With its decade-and- a-half narrative jumps, surprise reunions, torture scenes, cavalry battles, and especially the audaciously retro touch of casting Ms. Portman in the duel role of both Inés Bilbatúa and her supposedly orphaned daughter, “Goya’s Ghosts” bears more than a passing resemblance to an Alexandre Dumas novel. In writing the film, “We didn’t refuse a certain melodrama,” Mr. Carrière chuckled on the phone from his home in Paris.

But Messrs. Forman and Carrière have rooted both far-flung history and farcical coincidence in the bedrock of their own experiences. Mr. Forman, who grew up in what is now the Czech Republic, was orphaned by the Nazis during World War II. Mr. Carrière lived in both occupied France and in Fascist Spain.

“Don’t forget that Milos and I are 75,” Mr. Carrière said. “When we were kids, it was the time of Nazism. Milos went from Nazism to Communism and I have known Francoism very well in Spain. All of these different kinds of fanaticism have crossed our lives — every time they were claiming that they were defending new, modern, universal, and generous ideas.”

Messrs. Carrière and Forman had discussed the idea of a film about the Inquisition for nearly 40 years. “Milos was always talking about fanaticism, and fanaticism leads necessarily to the Inquisition and the inquisition leads to Spain,” Mr. Carrière said. “Our idea was to confront the Inquisition with the new and modern ideas of the French Revolution and see what would happen. What we really liked is that you can be a fanatic defending old, dark, and terrible ideas, but you can also be a fanatic defending new, beautiful, modern, and generous ideas.”

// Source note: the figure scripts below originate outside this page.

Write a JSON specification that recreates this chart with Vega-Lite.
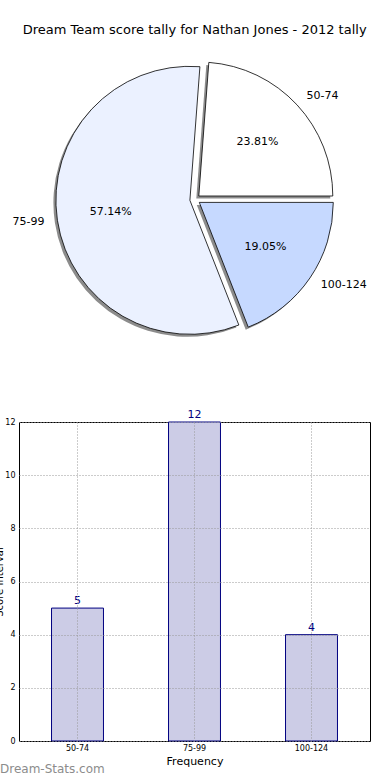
{
  "$schema": "https://vega.github.io/schema/vega-lite/v6.json",
  "autosize": {"type": "pad"},
  "padding": {"left": -6, "top": 23, "right": 0, "bottom": 0},
  "bounds": "flush",
  "spacing": 84,
  "config": {"font": "DejaVu Sans", "background": "white"},
  "title": {"text": "Dream Team score tally for Nathan Jones - 2012 tally", "fontSize": 13, "fontWeight": "normal", "color": "#000", "anchor": "middle", "dx": 12, "offset": 24},
  "data": {"values": [
    {"range": "50-74", "count": 5, "idx": 1, "pct": "23.81%"},
    {"range": "75-99", "count": 12, "idx": 2, "pct": "57.14%"},
    {"range": "100-124", "count": 4, "idx": 3, "pct": "19.05%"}
  ]},
  "vconcat": [
    {
      "width": 352,
      "height": 277,
      "view": {"stroke": null},
      "encoding": {
        "theta": {"field": "count", "type": "quantitative", "stack": true, "scale": {"range": [1.5708, -4.7124]}},
        "order": {"field": "idx", "type": "quantitative"}
      },
      "layer": [
        {"mark": {"type": "arc", "radius": 134, "fill": "#000", "opacity": 0.45,
          "xOffset": {"expr": "datum.range === '50-74' ? 1.3 : datum.range === '75-99' ? -7.6 : 1.8"},
          "yOffset": {"expr": "datum.range === '50-74' ? -1 : datum.range === '75-99' ? 3.3 : 5.4"}}},
        {"mark": {"type": "arc", "radius": 134, "stroke": "#000", "strokeWidth": 0.8,
          "xOffset": {"expr": "datum.range === '50-74' ? 3.8 : datum.range === '75-99' ? -5.1 : 4.3"},
          "yOffset": {"expr": "datum.range === '50-74' ? -3.5 : datum.range === '75-99' ? 0.8 : 2.9"}},
          "encoding": {"color": {"field": "range", "type": "nominal", "legend": null,
            "scale": {"domain": ["50-74", "75-99", "100-124"], "range": ["#ffffff", "#ebf1ff", "#c6d9ff"]}}}},
        {"mark": {"type": "text", "radius": 80, "fontSize": 11, "color": "#000",
          "xOffset": {"expr": "datum.range === '50-74' ? 3.8 : datum.range === '75-99' ? -5.1 : 4.3"},
          "yOffset": {"expr": "datum.range === '50-74' ? -3.5 : datum.range === '75-99' ? 0.8 : 2.9"}},
          "encoding": {"text": {"field": "pct"}}},
        {"mark": {"type": "text", "radius": 147, "fontSize": 11, "color": "#000",
          "align": {"expr": "datum.range === '75-99' ? 'right' : 'left'"},
          "xOffset": {"expr": "datum.range === '50-74' ? 3.8 : datum.range === '75-99' ? -5.1 : 4.3"},
          "yOffset": {"expr": "datum.range === '50-74' ? -3.5 : datum.range === '75-99' ? 0.8 : 2.9"}},
          "encoding": {"text": {"field": "range"}}}
      ]
    },
    {
      "width": 351,
      "height": 319,
      "view": {"stroke": "#000", "strokeWidth": 1},
      "title": {"text": "Dream-Stats.com", "orient": "bottom", "anchor": "start", "frame": "group", "fontSize": 12, "fontWeight": "normal", "color": "#8c8c8c", "dx": -19, "offset": -2},
      "encoding": {
        "x": {"field": "range", "type": "nominal", "sort": ["50-74", "75-99", "100-124"],
          "scale": {"paddingInner": 0.556, "paddingOuter": 0.278},
          "axis": {"title": "Frequency", "titleFontSize": 11, "titleFontWeight": "normal", "titleColor": "#000", "titlePadding": 3,
            "labelAngle": 0, "labelFontSize": 8, "labelColor": "#000", "labelPadding": 3, "ticks": false, "domain": false,
            "grid": true, "gridColor": "#999999", "gridDash": [1, 2], "zindex": 1}},
        "y": {"field": "count", "type": "quantitative", "scale": {"domain": [0, 12], "nice": false},
          "axis": {"title": "Score Interval", "titleFontSize": 10, "titleFontWeight": "normal", "titleColor": "#000", "titlePadding": 0,
            "values": [0, 2, 4, 6, 8, 10, 12], "labelFontSize": 8, "labelColor": "#000", "labelPadding": 4, "ticks": false, "domain": false,
            "grid": true, "gridColor": "#999999", "gridDash": [1, 2], "zindex": 1}}
      },
      "layer": [
        {"mark": {"type": "bar", "fill": "#ccccE6", "stroke": "#000080", "strokeWidth": 1}},
        {"mark": {"type": "text", "dy": -7, "color": "#000080", "fontSize": 11}, "encoding": {"text": {"field": "count", "type": "quantitative"}}}
      ]
    }
  ]
}
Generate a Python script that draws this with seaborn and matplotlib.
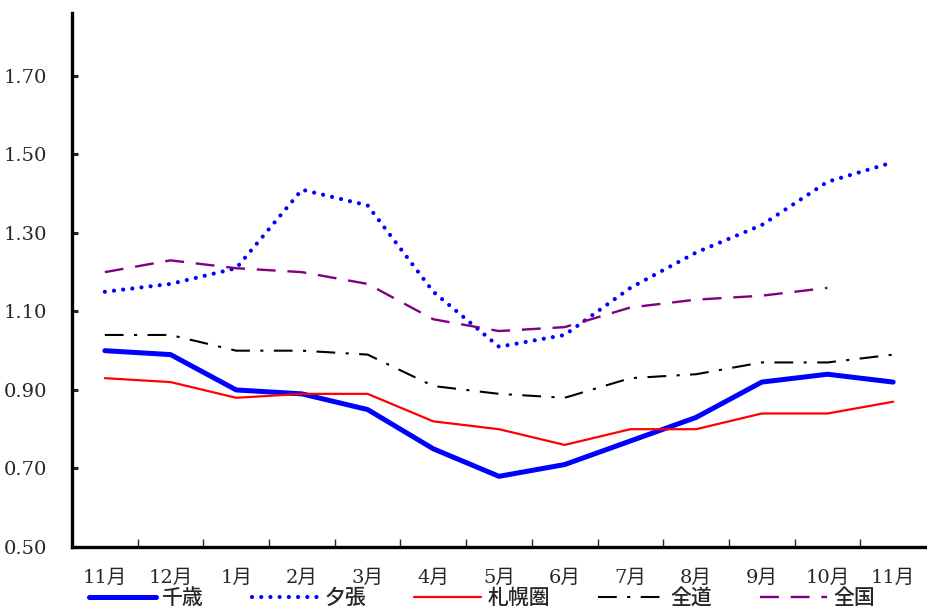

The pieces fell into place when the two men visited the Prado Museum in Madrid after the 2002 Cannes Film Festival. The museum’s collection of works by Goya, Velásquez, and Bosch brought to mind how much of history is remembered through art, not politics. At the center of “Goya’s Ghosts” is a decades-long and ultimately irresolvable conflict between of the characters of Goya the painter and Lorenzo the zealot. “One wants to change the world,” Mr. Carrière said. “The other wants to look at the world and show it to other people.”

Were “Goya’s Ghosts” truly a melodrama, Lorenzo’s transformation from priest to heretic to revolutionary would have been crafted with a heavy judgmental hand. But Messrs. Forman and Carrière share an obvious affection for their default villain. “We have absolutely no contempt for Lorenzo,” Mr. Carrière said. “He’s a brilliant man full of energy. He wants to do something with his life, except that he makes the wrong choice.”

Ultimately, though, Mr. Carrière did confess to taking sides. “We are filmmakers and writers, we are on the side of Goya,” he said. “We believe that Goya finally has done much more just from what he showed the world than any politician did to change the world during his time.”